In early February, the AVMA met with staff at the Federal Trade Commission's (FTC) Office of Policy Planning to discuss veterinary prescription writing and how H.R. 1406, the Fairness to Pet Owners Act, would impact the profession. The FTC is the executive agency tasked with enforcing provisions in H.R. 1406 should it become law.
The FTC staff was very interested in the practice of veterinary medicine and the logistics of dispensing and prescribing medications for our patients. They were interested in whether there is a typical veterinary pharmacy operation in each veterinary clinic, what percentage of a veterinarian's business is comprised of pharmacy sales, how a veterinary clinic's prescription product pricing compares to non-veterinary retailers, and how pet medications are regulated to ensure quality and safety.
FTC staff was also interested in learning about when pet owners might request a prescription for a medication and how many complaints pet owners have filed when their veterinarian did not provide a written prescription.

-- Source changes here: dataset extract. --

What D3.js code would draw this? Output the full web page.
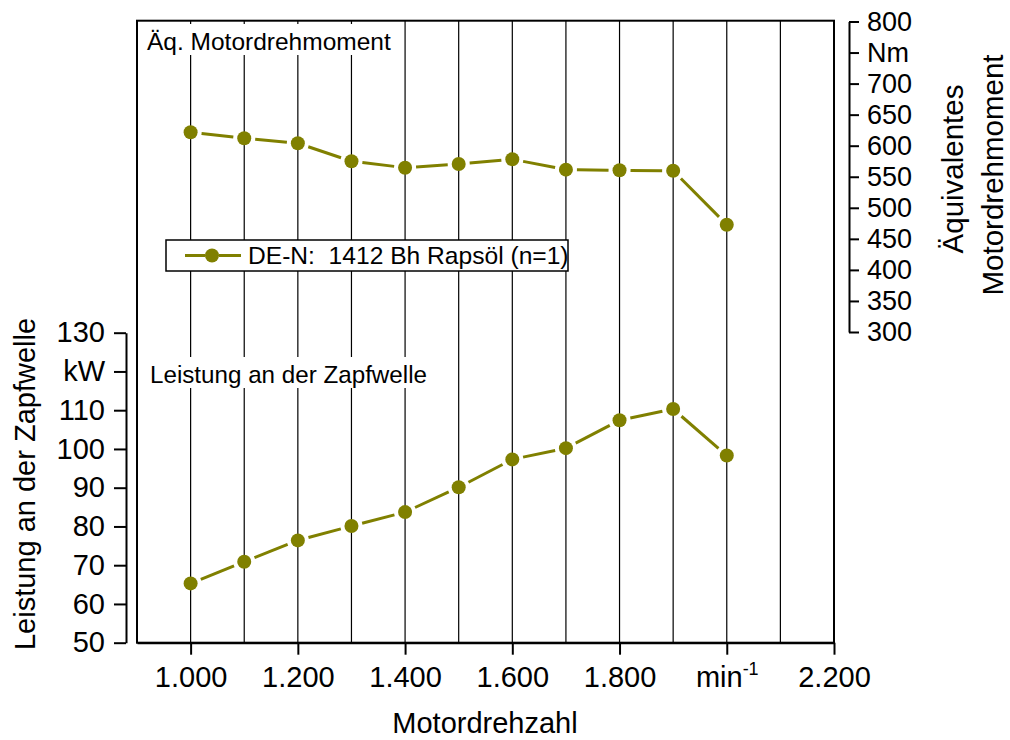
<!DOCTYPE html>
<html>
<head>
<meta charset="utf-8">
<script src="https://cdn.jsdelivr.net/npm/d3@7"></script>
<style>
  body { margin: 0; background: #fff; }
  svg text { font-family: Arial, "Liberation Sans", sans-serif; fill: #000; }
</style>
</head>
<body>
<div id="chart"></div>
<script>
// data
const speed = [1000, 1100, 1200, 1300, 1400, 1500, 1600, 1700, 1800, 1900, 2000];
const power = [65.3, 70.9, 76.4, 80.1, 83.7, 90.1, 97.3, 100.2, 107.4, 110.3, 98.3];
const torque = [621.6, 611.9, 603.9, 574.9, 564.6, 570.5, 578.1, 561.4, 560.4, 559.7, 472.8];
const xTicks = [1000, 1200, 1400, 1600, 1800, 2000, 2200];
const powerTicks = [50, 60, 70, 80, 90, 100, 110, 120, 130];
const torqueTicks = [300, 350, 400, 450, 500, 550, 600, 650, 700, 750, 800];
const gridValues = [1000, 1100, 1200, 1300, 1400, 1500, 1600, 1700, 1800, 1900, 2000, 2100];
const seriesName = 'DE-N:  1412 Bh Rapsöl (n=1)';
const olive = '#808000';

const width = 1010;
const height = 740;
const plotLeft = 137, plotRight = 834, plotTop = 20.7, plotBottom = 642.7;

const svg = d3.select('#chart').append('svg')
    .attr('width', width)
    .attr('height', height);

const x = d3.scaleLinear().domain([900, 2200]).range([plotLeft, plotRight]);
const yP = d3.scaleLinear().domain([50, 130]).range([plotBottom, 332.7]);
const yT = d3.scaleLinear().domain([300, 800]).range([332, 21.5]);

// vertical grid
svg.append('g').selectAll('line')
    .data(gridValues)
    .enter().append('line')
    .attr('x1', d => x(d)).attr('x2', d => x(d))
    .attr('y1', plotTop).attr('y2', plotBottom)
    .attr('stroke', '#000')
    .attr('stroke-width', 1.2);

// labels with white background
function boxedLabel(text, tx, ty, size) {
    const g = svg.append('g');
    const bg = g.append('rect').attr('fill', '#fff');
    const t = g.append('text')
        .attr('x', tx).attr('y', ty)
        .style('font-size', size + 'px')
        .text(text);
    const b = t.node().getBBox();
    bg.attr('x', b.x - 4).attr('y', b.y - 4)
        .attr('width', b.width + 8).attr('height', b.height + 4);
}
boxedLabel('Äq. Motordrehmoment', 147, 50, 24.5);
boxedLabel('Leistung an der Zapfwelle', 150, 383, 24.2);

// frame
svg.append('rect')
    .attr('x', plotLeft).attr('y', plotTop)
    .attr('width', plotRight - plotLeft).attr('height', plotBottom - plotTop)
    .attr('fill', 'none')
    .attr('stroke', '#000')
    .attr('stroke-width', 2);

// axes
const xAxis = svg.append('g')
    .attr('transform', `translate(0,${plotBottom})`)
    .call(d3.axisBottom(x).tickValues(xTicks).tickSize(12).tickSizeOuter(0)
        .tickFormat(d => d3.format(',')(d).replace(',', '.')));

const leftAxis = svg.append('g')
    .attr('transform', 'translate(126,0)')
    .call(d3.axisLeft(yP).tickValues(powerTicks).tickSize(12).tickSizeOuter(0)
        .tickFormat(d => d === 120 ? 'kW' : d));

const rightAxis = svg.append('g')
    .attr('transform', 'translate(849,0)')
    .call(d3.axisRight(yT).tickValues(torqueTicks).tickSize(10).tickSizeOuter(0)
        .tickFormat(d => d === 750 ? 'Nm' : d));

[xAxis, leftAxis, rightAxis].forEach(a => {
    a.selectAll('path, line').attr('stroke', '#000').attr('stroke-width', 2);
    a.selectAll('text').attr('font-family', null);
});
xAxis.selectAll('text').style('font-size', '29px').attr('dy', null).attr('y', 44);
leftAxis.selectAll('text').style('font-size', '29px').attr('x', -21);
rightAxis.selectAll('text').style('font-size', '27px').attr('x', 18);

// min^-1 instead of 2.000
xAxis.selectAll('.tick').filter(d => d === 2000).select('text')
    .text('min')
    .append('tspan')
    .attr('dy', -12)
    .style('font-size', '18px')
    .text('-1');

// axis titles
svg.append('text')
    .attr('transform', 'translate(485,733)')
    .attr('text-anchor', 'middle')
    .style('font-size', '29px')
    .text('Motordrehzahl');

svg.append('text')
    .attr('transform', 'translate(35,484) rotate(-90)')
    .attr('text-anchor', 'middle')
    .style('font-size', '29px')
    .text('Leistung an der Zapfwelle');

svg.append('text')
    .attr('transform', 'translate(963,169) rotate(-90)')
    .attr('text-anchor', 'middle')
    .style('font-size', '29.5px')
    .text('Äquivalentes');

svg.append('text')
    .attr('transform', 'translate(1003,175) rotate(-90)')
    .attr('text-anchor', 'middle')
    .style('font-size', '29.5px')
    .text('Motordrehmoment');

// series: segments stop short of markers
const gap = 11;
function drawSeries(values, yScale) {
    const pts = speed.map((s, i) => [x(s), yScale(values[i])]);
    const g = svg.append('g');
    g.selectAll('line')
        .data(d3.pairs(pts))
        .enter().append('line')
        .each(function ([a, b]) {
            const dx = b[0] - a[0], dy = b[1] - a[1];
            const len = Math.hypot(dx, dy);
            const ux = dx / len, uy = dy / len;
            d3.select(this)
                .attr('x1', a[0] + ux * gap).attr('y1', a[1] + uy * gap)
                .attr('x2', b[0] - ux * gap).attr('y2', b[1] - uy * gap);
        })
        .attr('stroke', olive)
        .attr('stroke-width', 3);
    g.selectAll('circle')
        .data(pts)
        .enter().append('circle')
        .attr('cx', d => d[0]).attr('cy', d => d[1])
        .attr('r', 7)
        .attr('fill', olive);
}
drawSeries(torque, yT);
drawSeries(power, yP);

// legend
const legend = svg.append('g');
legend.append('rect')
    .attr('x', 166).attr('y', 240)
    .attr('width', 402).attr('height', 31)
    .attr('fill', '#fff')
    .attr('stroke', '#000')
    .attr('stroke-width', 1.5);
legend.append('line')
    .attr('x1', 185).attr('x2', 205).attr('y1', 255.5).attr('y2', 255.5)
    .attr('stroke', olive).attr('stroke-width', 3);
legend.append('line')
    .attr('x1', 219).attr('x2', 241).attr('y1', 255.5).attr('y2', 255.5)
    .attr('stroke', olive).attr('stroke-width', 3);
legend.append('circle')
    .attr('cx', 212).attr('cy', 255.5).attr('r', 7).attr('fill', olive);
legend.append('text')
    .attr('x', 248).attr('y', 264)
    .style('font-size', '24.6px')
    .style('white-space', 'pre')
    .text(seriesName);
</script>
</body>
</html>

The standards of a Veterinarian-Client-Patient-Relationship (VCPR) and how it is interpreted in each of the states, extra-label drug use, and the impact of the current economic recession on veterinarians and their practices were all discussed.
AVMA staff expressed concerns that the lack of veterinary pharmacology training amongst pharmacists would impact animal health animal health should a pharmacist give incorrect information or change a prescription based on their knowledge of human medicine. Unscrupulous online pharmacies and unaccredited or unlicensed online pharmacies, and how they could negatively affect animal health and welfare should the prescription be filled improperly or with an unsafe or ineffective product were also discussed.
FTC staff was very interested to hear about the potential logistical and financial burdens placed on veterinarians should this legislation pass. AVMA explained the administrative issues and time it takes to provide a prescription, especially when it is not part of the office visit. In addition, verifying prescriptions and answering any follow-up questions from non-veterinary pharmacies, it was explained, puts an unfair burden on veterinarians who are small business owners.
FTC has been in the process of contacting individual veterinarians, state veterinary medical associations, state veterinary medical boards, drug manufacturers and pharmacy associations. The AVMA appreciates the participation of the veterinary community. While the FTC has not disclosed their next steps, the AVMA will remain engaged and keep our membership informed.